Light
Fidelity, known Li-fi, is a bidirectional, high speed and fully networked wireless
communication technology similar to Wi-Fi. Coined by Prof. Harald Haas, Li-Fi
is a subset of optical wireless communications and can be a complement to RF
communication, Wi-Fi or Cellular network, or a replacement in contexts of data
broadcasting. Visible
light communications works by switching bulbs on and off within nanoseconds,
which is too quick to be noticed by the human eye. Although Li-Fi bulbs would
have to be kept on to transmit data, the bulbs could be dimmed to the point
that they were not visible to humans and yet still functional. The light waves
cannot penetrate walls which makes a much shorter range, though more secure
from hacking, relative to Wi-Fi.

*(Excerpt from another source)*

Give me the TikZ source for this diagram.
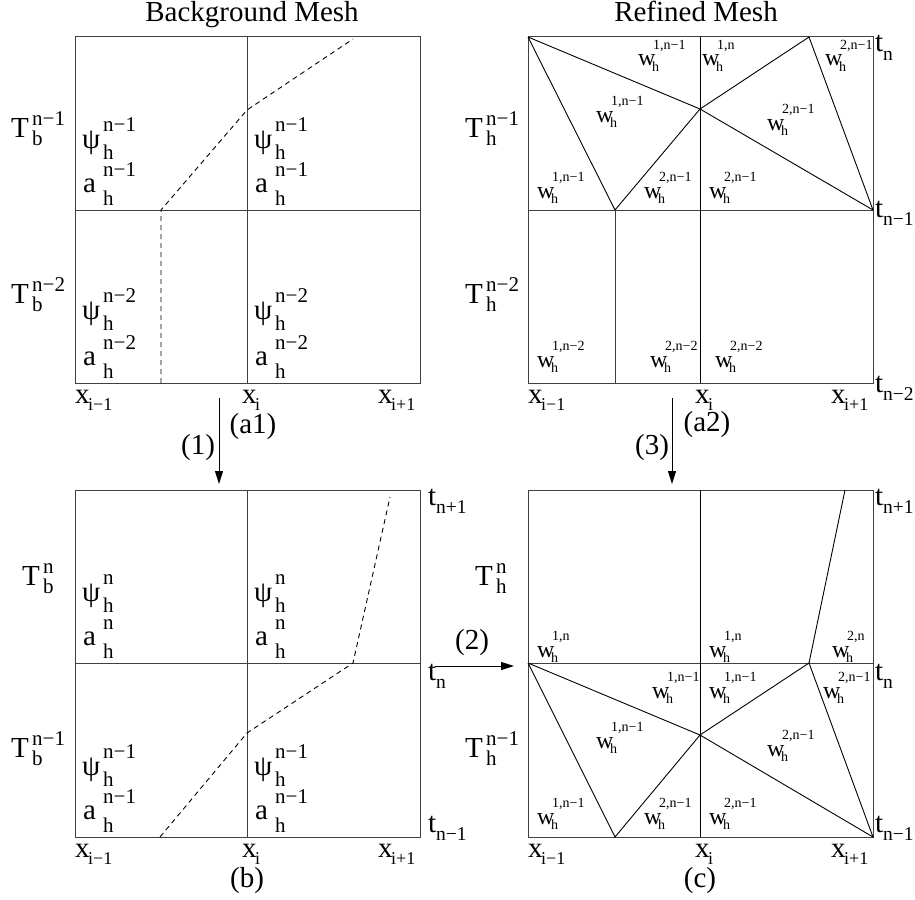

Direct line of sight isn't necessary for Li-Fi
to transmit a signal; light reflected off the walls can achieve 70 Mbit. It is
wireless and uses visible light communication or infra-red and near
ultraviolet, instead of radio frequency waves, spectrum, part of optical
wireless communications technology, which carries much more information, and
has been proposed as a solution to the RF bandwidth limitations. A complete
solution includes an industry led standardization process. With scientists
achieving speeds of 224 gigabits per second in the lab using Li-Fi earlier this
year, the potential for this technology to change everything about the way we
use the Internet is huge. And now, scientists have taken Li-Fi out of the lab
for the first time, trialling it in offices and industrial environments in
Tallinn, Estonia, reporting that they can achieve data transmission at 1 GB per
second that's 100 times faster than current average Wi-Fi speeds. Li-Fi has the
advantage of being useful in electromagnetic sensitive areas such as in
aircraft cabins, hospitals and nuclear power plants without causing electromagnetic
interference. Both Wi-Fi and Li-Fi transmit data over the electromagnetic
spectrum, but whereas Wi-Fi utilizes radio waves, Li-Fi uses visible light. Li-Fi has almost no
limitations on capacity. The visible light spectrum is 10,000 times larger than
the entire radio frequency spectrum. Researchers have reached data rates of
over 10 Gbit/s, which is much faster than typical fast broadband in 2013.